_GOAL OF THE EXERCISE_
Give back the full material, exactly as it reads.

_PROVIDED MATERIAL_
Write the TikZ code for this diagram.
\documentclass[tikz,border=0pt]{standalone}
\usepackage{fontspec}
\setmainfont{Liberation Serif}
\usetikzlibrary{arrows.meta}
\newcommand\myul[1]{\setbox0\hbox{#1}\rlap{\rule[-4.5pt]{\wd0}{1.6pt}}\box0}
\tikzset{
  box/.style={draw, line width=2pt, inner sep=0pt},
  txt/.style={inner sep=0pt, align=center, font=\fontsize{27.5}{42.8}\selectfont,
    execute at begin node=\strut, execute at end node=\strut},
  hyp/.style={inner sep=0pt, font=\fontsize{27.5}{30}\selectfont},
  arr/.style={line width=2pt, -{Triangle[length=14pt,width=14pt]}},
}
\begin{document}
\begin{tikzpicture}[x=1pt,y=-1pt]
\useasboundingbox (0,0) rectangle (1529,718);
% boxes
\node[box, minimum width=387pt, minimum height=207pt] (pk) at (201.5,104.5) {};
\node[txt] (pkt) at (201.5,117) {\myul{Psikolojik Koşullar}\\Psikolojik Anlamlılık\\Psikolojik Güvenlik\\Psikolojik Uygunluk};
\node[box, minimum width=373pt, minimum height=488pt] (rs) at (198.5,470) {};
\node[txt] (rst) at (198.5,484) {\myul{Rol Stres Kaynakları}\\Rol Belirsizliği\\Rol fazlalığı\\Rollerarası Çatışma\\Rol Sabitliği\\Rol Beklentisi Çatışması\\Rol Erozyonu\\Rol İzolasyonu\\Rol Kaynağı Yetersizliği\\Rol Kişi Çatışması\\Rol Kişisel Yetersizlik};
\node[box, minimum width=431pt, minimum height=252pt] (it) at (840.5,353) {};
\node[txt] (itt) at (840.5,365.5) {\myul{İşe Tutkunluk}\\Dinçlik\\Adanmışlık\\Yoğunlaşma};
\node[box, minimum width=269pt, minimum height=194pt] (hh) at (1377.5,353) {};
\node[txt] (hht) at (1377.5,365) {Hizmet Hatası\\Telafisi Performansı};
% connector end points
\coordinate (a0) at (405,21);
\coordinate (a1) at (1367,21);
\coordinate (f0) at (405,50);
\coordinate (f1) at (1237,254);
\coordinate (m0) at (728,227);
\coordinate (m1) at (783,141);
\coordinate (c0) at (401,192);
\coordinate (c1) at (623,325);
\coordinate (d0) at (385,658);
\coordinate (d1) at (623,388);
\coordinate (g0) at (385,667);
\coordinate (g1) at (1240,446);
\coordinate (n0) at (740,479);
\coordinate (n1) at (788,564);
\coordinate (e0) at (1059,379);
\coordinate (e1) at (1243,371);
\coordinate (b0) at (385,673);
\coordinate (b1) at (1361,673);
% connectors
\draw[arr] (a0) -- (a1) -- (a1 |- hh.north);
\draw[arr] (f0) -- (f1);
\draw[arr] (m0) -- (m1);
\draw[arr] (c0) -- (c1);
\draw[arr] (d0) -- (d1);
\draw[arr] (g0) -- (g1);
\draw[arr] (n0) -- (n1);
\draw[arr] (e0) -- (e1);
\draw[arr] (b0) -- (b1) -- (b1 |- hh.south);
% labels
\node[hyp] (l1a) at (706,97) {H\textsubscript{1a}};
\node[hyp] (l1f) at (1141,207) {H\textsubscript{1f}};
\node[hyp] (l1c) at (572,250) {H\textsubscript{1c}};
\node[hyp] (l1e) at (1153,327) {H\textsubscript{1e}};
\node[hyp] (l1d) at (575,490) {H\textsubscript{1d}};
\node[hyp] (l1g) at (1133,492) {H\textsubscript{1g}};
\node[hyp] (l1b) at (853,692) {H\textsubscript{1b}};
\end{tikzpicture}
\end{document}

_THE SOLUTION_
Write the TikZ code for this diagram.
\documentclass[tikz,border=0pt]{standalone}
\usepackage{fontspec}
\setmainfont{Liberation Serif}
\usetikzlibrary{arrows.meta}
\newcommand\myul[1]{\setbox0\hbox{#1}\rlap{\rule[-4.5pt]{\wd0}{1.6pt}}\box0}
\tikzset{
  box/.style={draw, line width=2pt, inner sep=0pt},
  txt/.style={inner sep=0pt, align=center, font=\fontsize{27.5}{42.8}\selectfont,
    execute at begin node=\strut, execute at end node=\strut},
  hyp/.style={inner sep=0pt, font=\fontsize{27.5}{30}\selectfont},
  arr/.style={line width=2pt, -{Triangle[length=14pt,width=14pt]}},
}
\begin{document}
\begin{tikzpicture}[x=1pt,y=-1pt]
\useasboundingbox (0,0) rectangle (1529,718);
% boxes
\node[box, minimum width=387pt, minimum height=207pt] (pk) at (201.5,104.5) {};
\node[txt] (pkt) at (201.5,117) {\myul{Psikolojik Koşullar}\\Psikolojik Anlamlılık\\Psikolojik Güvenlik\\Psikolojik Uygunluk};
\node[box, minimum width=373pt, minimum height=488pt] (rs) at (198.5,470) {};
\node[txt] (rst) at (198.5,484) {\myul{Rol Stres Kaynakları}\\Rol Belirsizliği\\Rol fazlalığı\\Rollerarası Çatışma\\Rol Sabitliği\\Rol Beklentisi Çatışması\\Rol Erozyonu\\Rol İzolasyonu\\Rol Kaynağı Yetersizliği\\Rol Kişi Çatışması\\Rol Kişisel Yetersizlik};
\node[box, minimum width=431pt, minimum height=252pt] (it) at (840.5,353) {};
\node[txt] (itt) at (840.5,365.5) {\myul{İşe Tutkunluk}\\Dinçlik\\Adanmışlık\\Yoğunlaşma};
\node[box, minimum width=269pt, minimum height=194pt] (hh) at (1377.5,353) {};
\node[txt] (hht) at (1377.5,365) {Hizmet Hatası\\Telafisi Performansı};
% connector end points
\coordinate (a0) at (405,21);
\coordinate (a1) at (1367,21);
\coordinate (f0) at (405,50);
\coordinate (f1) at (1237,254);
\coordinate (m0) at (728,227);
\coordinate (m1) at (783,141);
\coordinate (c0) at (401,192);
\coordinate (c1) at (623,325);
\coordinate (d0) at (385,658);
\coordinate (d1) at (623,388);
\coordinate (g0) at (385,667);
\coordinate (g1) at (1240,446);
\coordinate (n0) at (740,479);
\coordinate (n1) at (788,564);
\coordinate (e0) at (1059,379);
\coordinate (e1) at (1243,371);
\coordinate (b0) at (385,673);
\coordinate (b1) at (1361,673);
% connectors
\draw[arr] (a0) -- (a1) -- (a1 |- hh.north);
\draw[arr] (f0) -- (f1);
\draw[arr] (m0) -- (m1);
\draw[arr] (c0) -- (c1);
\draw[arr] (d0) -- (d1);
\draw[arr] (g0) -- (g1);
\draw[arr] (n0) -- (n1);
\draw[arr] (e0) -- (e1);
\draw[arr] (b0) -- (b1) -- (b1 |- hh.south);
% labels
\node[hyp] (l1a) at (706,97) {H\textsubscript{1a}};
\node[hyp] (l1f) at (1141,207) {H\textsubscript{1f}};
\node[hyp] (l1c) at (572,250) {H\textsubscript{1c}};
\node[hyp] (l1e) at (1153,327) {H\textsubscript{1e}};
\node[hyp] (l1d) at (575,490) {H\textsubscript{1d}};
\node[hyp] (l1g) at (1133,492) {H\textsubscript{1g}};
\node[hyp] (l1b) at (853,692) {H\textsubscript{1b}};
\end{tikzpicture}
\end{document}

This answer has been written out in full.